Classical Pilates adheres to the original structure set by its creator, while more contemporary forms have evolved to include faster flows, transitions, and accessories like bands and ankle weights.

“It’s a bit more athletic and challenging yet still controlled and precise,” Forma Pilates founder Liana Levi says of her contemporary Pilates studio. “We still embody the nine Pilates principles of breathing, concentration, control, centering, precision, balanced muscle development, rhythm and flow, body movement, and relaxation. We just make them a little spicier.”

How it works the body:

All Pilates exercises start from the core. “You are working it 100 percent of the time, and engaging deep inner muscles that you don’t typically work in other types of exercise,” Levi says. Yet Pilates is a full-body workout, utilizing large ranges of motion, and strengthening the glutes, the pelvic floor, transverse abdominals, and more. The exercises aren’t meant to be done to full-body fatigue (though contemporary Pilates may push the line further than classical Pilates.) “It provides better alignment, posture, and longer, stronger muscles,” Levi says.

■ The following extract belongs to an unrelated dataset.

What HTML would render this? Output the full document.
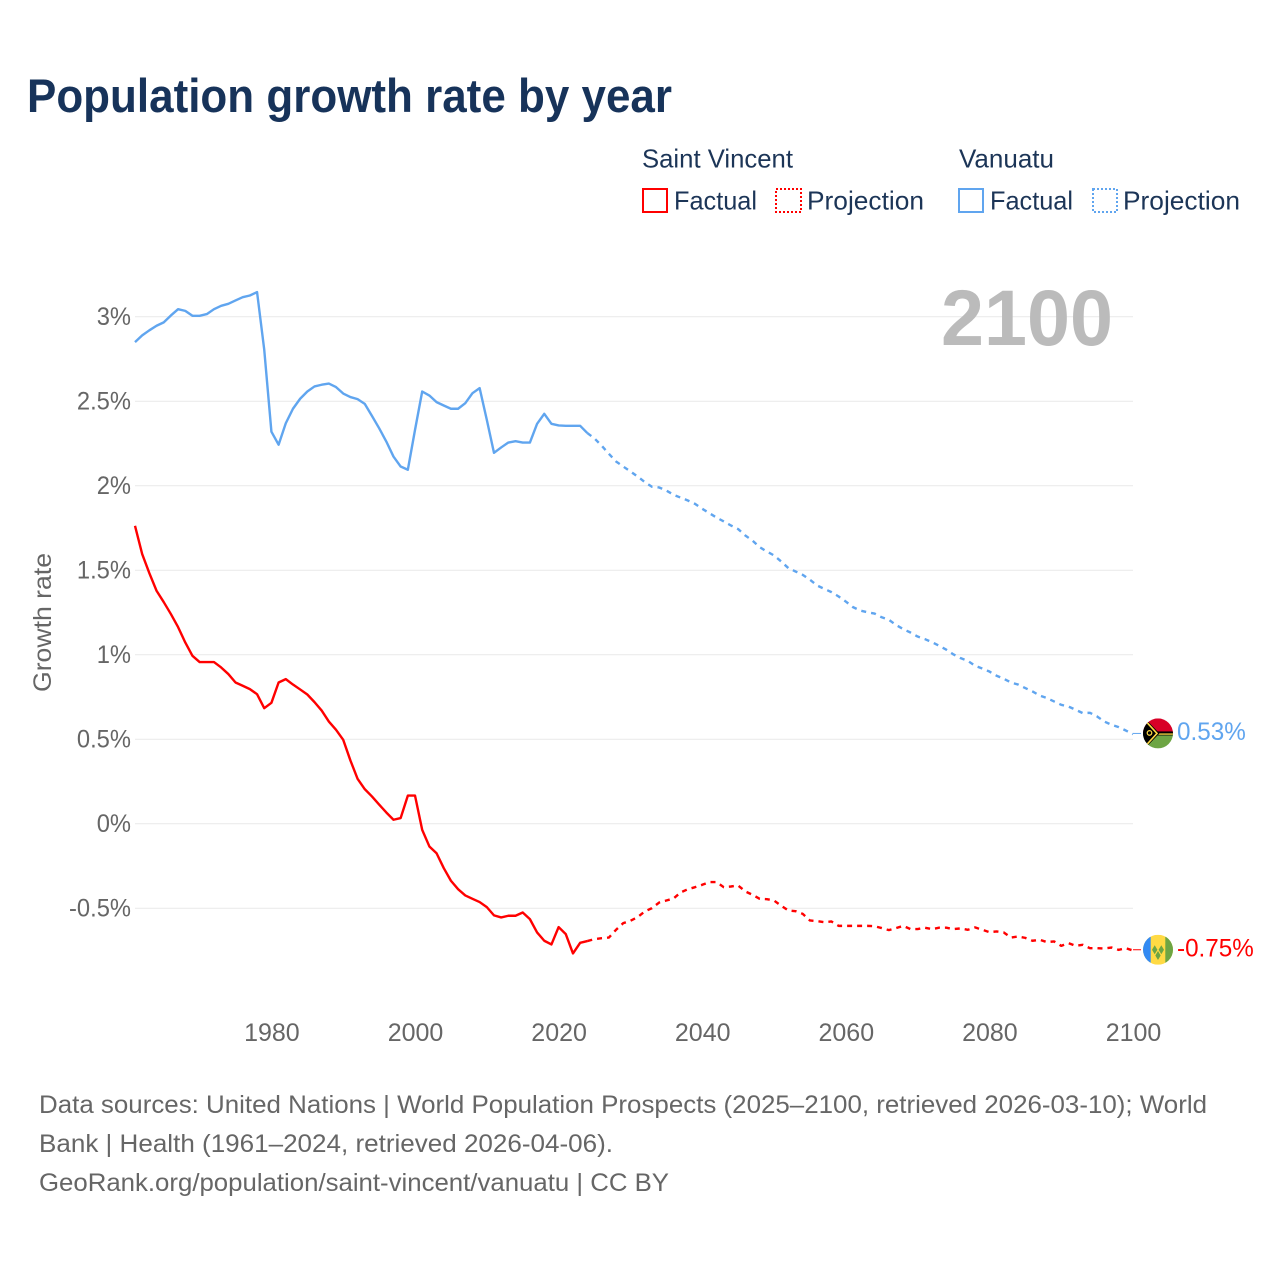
<!DOCTYPE html>
<html lang="en">
<head>
<meta charset="utf-8">
<title>Population growth rate by year</title>
<style>
html,body{margin:0;padding:0;background:#fff;}
svg{display:block;}
text{font-family:"Liberation Sans",sans-serif;}
</style>
</head>
<body>
<svg id="chart" xmlns="http://www.w3.org/2000/svg" width="1280" height="1280" viewBox="0 0 1280 1280">
  <rect width="1280" height="1280" fill="#fff"/>
  <text x="27" y="112" font-size="47" font-weight="700" fill="#17335a" textLength="645" lengthAdjust="spacingAndGlyphs">Population growth rate by year</text>

  <g font-size="26" fill="#1c3557">
    <text x="642" y="167.5" textLength="151" lengthAdjust="spacingAndGlyphs">Saint Vincent</text>
    <text x="959" y="167.5" textLength="95" lengthAdjust="spacingAndGlyphs">Vanuatu</text>
    <g>
      <rect x="643" y="189" width="24" height="23" fill="none" stroke="#ff0000" stroke-width="2"/>
      <text x="674" y="209.5" textLength="83" lengthAdjust="spacingAndGlyphs">Factual</text>
    </g>
    <g>
      <rect x="776" y="189" width="25" height="23" fill="none" stroke="#ff0000" stroke-width="2" stroke-dasharray="2 2"/>
      <text x="807" y="209.5" textLength="117" lengthAdjust="spacingAndGlyphs">Projection</text>
    </g>
    <g>
      <rect x="959" y="189" width="24" height="23" fill="none" stroke="#60a5ef" stroke-width="2"/>
      <text x="990" y="209.5" textLength="83" lengthAdjust="spacingAndGlyphs">Factual</text>
    </g>
    <g>
      <rect x="1093" y="189" width="24" height="23" fill="none" stroke="#60a5ef" stroke-width="2" stroke-dasharray="2 2"/>
      <text x="1123" y="209.5" textLength="117" lengthAdjust="spacingAndGlyphs">Projection</text>
    </g>
  </g>

  <g id="grid"></g>
  <g id="y-ticks" font-size="25" fill="#666"></g>
  <g id="x-ticks" font-size="25" fill="#666"></g>
  <text transform="translate(51,692) rotate(-90)" font-size="25" fill="#666" textLength="139" lengthAdjust="spacingAndGlyphs">Growth rate</text>
  <text id="year-label" x="1113" y="345" text-anchor="end" font-size="79" font-weight="700" fill="#bbbbbb" textLength="172" lengthAdjust="spacingAndGlyphs"></text>

  <g id="series"></g>

  <defs>
    <clipPath id="flag-clip"><circle cx="0" cy="0" r="15"/></clipPath>
  </defs>
  <g id="flag-vanuatu">
    <g clip-path="url(#flag-clip)">
      <rect x="-15" y="-15" width="30" height="15" fill="#d80027"/>
      <rect x="-15" y="0" width="30" height="15" fill="#6da544"/>
      <rect x="-15" y="-2" width="30" height="4" fill="#000"/>
      <rect x="0" y="0" width="15" height="1.3" fill="#ffda44"/>
      <polygon points="-15,-15 -13,-15 1.5,0 -13,15 -15,15" fill="#000"/>
      <polyline points="-12,-12 -1,0 -12,12" fill="none" stroke="#ffda44" stroke-width="1.6"/>
      <circle cx="-8.5" cy="-0.5" r="2.3" fill="none" stroke="#ffda44" stroke-width="1.2"/>
    </g>
  </g>
  <g id="flag-saint-vincent">
    <g clip-path="url(#flag-clip)">
      <rect x="-15" y="-15" width="30" height="30" fill="#ffda44"/>
      <rect x="-15" y="-15" width="7.7" height="30" fill="#338af3"/>
      <rect x="7.3" y="-15" width="7.7" height="30" fill="#6da544"/>
      <polygon points="-3.3,-4.5 -0.6,0 -3.3,4.5 -6,0" fill="#6da544"/>
      <polygon points="3.3,-4.5 6,0 3.3,4.5 0.6,0" fill="#6da544"/>
      <polygon points="0,1.2 2.7,5.7 0,10.2 -2.7,5.7" fill="#6da544"/>
    </g>
  </g>

  <g font-size="25" fill="#666">
    <text x="39" y="1113" textLength="1168" lengthAdjust="spacingAndGlyphs">Data sources: United Nations | World Population Prospects (2025–2100, retrieved 2026-03-10); World</text>
    <text x="39" y="1152" textLength="574" lengthAdjust="spacingAndGlyphs">Bank | Health (1961–2024, retrieved 2026-04-06).</text>
    <text x="39" y="1191" textLength="630" lengthAdjust="spacingAndGlyphs">GeoRank.org/population/saint-vincent/vanuatu | CC BY</text>
  </g>
</svg>
<script>
const factualYears = [1961,1962,1963,1964,1965,1966,1967,1968,1969,1970,1971,1972,1973,1974,1975,1976,1977,1978,1979,1980,1981,1982,1983,1984,1985,1986,1987,1988,1989,1990,1991,1992,1993,1994,1995,1996,1997,1998,1999,2000,2001,2002,2003,2004,2005,2006,2007,2008,2009,2010,2011,2012,2013,2014,2015,2016,2017,2018,2019,2020,2021,2022,2023,2024];
const projectionYears = [2024,2025,2026,2027,2028,2029,2030,2031,2032,2033,2034,2035,2036,2037,2038,2039,2040,2041,2042,2043,2044,2045,2046,2047,2048,2049,2050,2051,2052,2053,2054,2055,2056,2057,2058,2059,2060,2061,2062,2063,2064,2065,2066,2067,2068,2069,2070,2071,2072,2073,2074,2075,2076,2077,2078,2079,2080,2081,2082,2083,2084,2085,2086,2087,2088,2089,2090,2091,2092,2093,2094,2095,2096,2097,2098,2099,2100];
const vanuatuFactual = [2.85,2.89,2.92,2.947,2.967,3.008,3.045,3.035,3.006,3.006,3.016,3.045,3.065,3.077,3.097,3.116,3.126,3.146,2.805,2.32,2.243,2.37,2.456,2.515,2.558,2.588,2.598,2.605,2.584,2.546,2.525,2.513,2.485,2.414,2.341,2.262,2.173,2.114,2.095,2.331,2.558,2.534,2.495,2.475,2.456,2.456,2.489,2.548,2.578,2.39,2.195,2.227,2.256,2.264,2.256,2.256,2.367,2.426,2.367,2.357,2.355,2.355,2.355,2.312];
const vanuatuProjection = [2.312,2.28,2.237,2.189,2.144,2.114,2.085,2.055,2.022,1.994,1.99,1.972,1.947,1.93,1.913,1.893,1.864,1.838,1.812,1.789,1.765,1.744,1.706,1.676,1.637,1.611,1.588,1.552,1.513,1.493,1.473,1.444,1.41,1.39,1.371,1.345,1.315,1.282,1.262,1.252,1.244,1.222,1.207,1.176,1.152,1.132,1.108,1.093,1.075,1.053,1.03,1.002,0.98,0.964,0.935,0.919,0.901,0.876,0.858,0.836,0.824,0.803,0.783,0.759,0.744,0.724,0.704,0.694,0.675,0.655,0.657,0.635,0.605,0.586,0.572,0.552,0.53];
const saintVincentFactual = [1.763,1.596,1.483,1.379,1.312,1.241,1.164,1.073,0.994,0.957,0.957,0.957,0.925,0.886,0.836,0.817,0.797,0.767,0.684,0.716,0.836,0.856,0.824,0.795,0.765,0.72,0.67,0.605,0.556,0.497,0.375,0.266,0.205,0.162,0.114,0.067,0.024,0.034,0.167,0.167,-0.036,-0.134,-0.174,-0.262,-0.337,-0.387,-0.424,-0.444,-0.463,-0.493,-0.542,-0.554,-0.544,-0.544,-0.525,-0.564,-0.643,-0.692,-0.714,-0.611,-0.653,-0.767,-0.704,-0.694];
const saintVincentProjection = [-0.694,-0.682,-0.677,-0.673,-0.627,-0.588,-0.574,-0.552,-0.519,-0.499,-0.466,-0.454,-0.442,-0.406,-0.387,-0.375,-0.361,-0.345,-0.345,-0.375,-0.371,-0.365,-0.4,-0.42,-0.444,-0.446,-0.454,-0.485,-0.513,-0.517,-0.533,-0.572,-0.576,-0.582,-0.578,-0.604,-0.604,-0.604,-0.604,-0.604,-0.606,-0.617,-0.629,-0.617,-0.604,-0.623,-0.623,-0.615,-0.623,-0.615,-0.615,-0.623,-0.619,-0.627,-0.613,-0.627,-0.641,-0.637,-0.643,-0.673,-0.667,-0.675,-0.692,-0.686,-0.7,-0.696,-0.722,-0.706,-0.722,-0.716,-0.736,-0.736,-0.738,-0.732,-0.746,-0.736,-0.75];
const xTickYears = [1980,2000,2020,2040,2060,2080,2100];
const yTickValues = [3,2.5,2,1.5,1,0.5,0,-0.5];

const SVG_NS = 'http://www.w3.org/2000/svg';
const RED = '#ff0000';
const BLUE = '#60a5ef';
const xScale = function (year) { return 135 + (year - 1961) * 7.18; };
const yScale = function (value) { return 823.8 - value * 169; };
const flagOffset = -0.8;

function make(tag, attrs, parent) {
  const el = document.createElementNS(SVG_NS, tag);
  Object.keys(attrs).forEach(function (k) { el.setAttribute(k, attrs[k]); });
  parent.appendChild(el);
  return el;
}
function linePath(years, values) {
  return years.map(function (yr, i) {
    return (i ? 'L' : 'M') + xScale(yr).toFixed(2) + ' ' + yScale(values[i]).toFixed(2);
  }).join(' ');
}
function condense(textEl, factor) {
  const width = textEl.getComputedTextLength();
  textEl.setAttribute('textLength', (width * factor).toFixed(1));
  textEl.setAttribute('lengthAdjust', 'spacingAndGlyphs');
}

const gridGroup = document.getElementById('grid');
const yTickGroup = document.getElementById('y-ticks');
yTickValues.forEach(function (v) {
  const line = make('line', {x1: 135, x2: 1133, y1: yScale(v), y2: yScale(v), stroke: '#e9e9e9', 'stroke-width': 1}, gridGroup);
  
  
  const label = make('text', {x: 131, y: yScale(v) + 8, 'text-anchor': 'end'}, yTickGroup);
  
  
  label.textContent = v + '%';
  condense(label, 0.95);
});

const xTickGroup = document.getElementById('x-ticks');
xTickYears.forEach(function (yr) {
  const label = make('text', {x: xScale(yr) + 0.5, y: 1041, 'text-anchor': 'middle'}, xTickGroup);
  
  
  label.textContent = yr;
});

document.getElementById('year-label').textContent = projectionYears[projectionYears.length - 1];

const seriesGroup = document.getElementById('series');
function drawSeries(key, color, factual, projection, flagId, labelX) {
  const solid = make('path', {d: linePath(factualYears, factual), fill: 'none', stroke: color, 'stroke-width': 2.4, 'stroke-linejoin': 'round'}, seriesGroup);
  
  
  const dashed = make('path', {d: linePath(projectionYears, projection), fill: 'none', stroke: color, 'stroke-width': 2.4, 'stroke-dasharray': '5 5', 'stroke-linejoin': 'round'}, seriesGroup);
  
  
  const lastYear = projectionYears[projectionYears.length - 1];
  const lastValue = projection[projection.length - 1];
  const endY = yScale(lastValue) + flagOffset;
  const stub = make('line', {x1: xScale(lastYear), x2: xScale(lastYear) + 8, y1: endY, y2: endY, stroke: color, 'stroke-width': 1}, seriesGroup);
  
  
  document.getElementById(flagId).setAttribute('transform', 'translate(1158,' + endY + ')');
  const valueLabel = make('text', {x: labelX, y: endY + 6.5, 'font-size': 25, fill: color}, seriesGroup);
  
  
  valueLabel.textContent = lastValue + '%';
  condense(valueLabel, 0.97);
}
drawSeries('vanuatu', BLUE, vanuatuFactual, vanuatuProjection, 'flag-vanuatu', 1177);
drawSeries('saint-vincent', RED, saintVincentFactual, saintVincentProjection, 'flag-saint-vincent', 1177);
</script>
</body>
</html>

Go ahead, give Pilates a try with this 10-minute routine:

So which one should you choose?

Unsurprisingly, when it comes to barre vs Pilates, both Meehan and Levi feel their form of exercise is ideal for everyone. “I have clients in their late 70s as well as clients in their 20s,” Meeham says. “Whether you’re rehabbing a specific injury, or just looking for a good workout, it’s applicable to the needs of most people.” Levi says Pilates benefits those who are hypermobile, tight, or injured, as well as those who are healthy and fit and just want to improve their core strength.

Both barre and Pilates are meant to develop strong muscles and good posture, while protecting the joints, and both can be done in group or private settings with an instructor nearby to correct you.

Ultimately, your choice of exercise is going to come down to preference. Do you prefer smaller pulsing movements that are done to fatigue? (Barre) Or, do you like a workout that involves a wider range of motion? (Pilates) Do you like to move to music? (Barre) Or do you prefer following your breath with more of a mind-body approach? (Pilates)

The best way to find out which you like best: Give both forms of exercise a try. It’s as simple as that!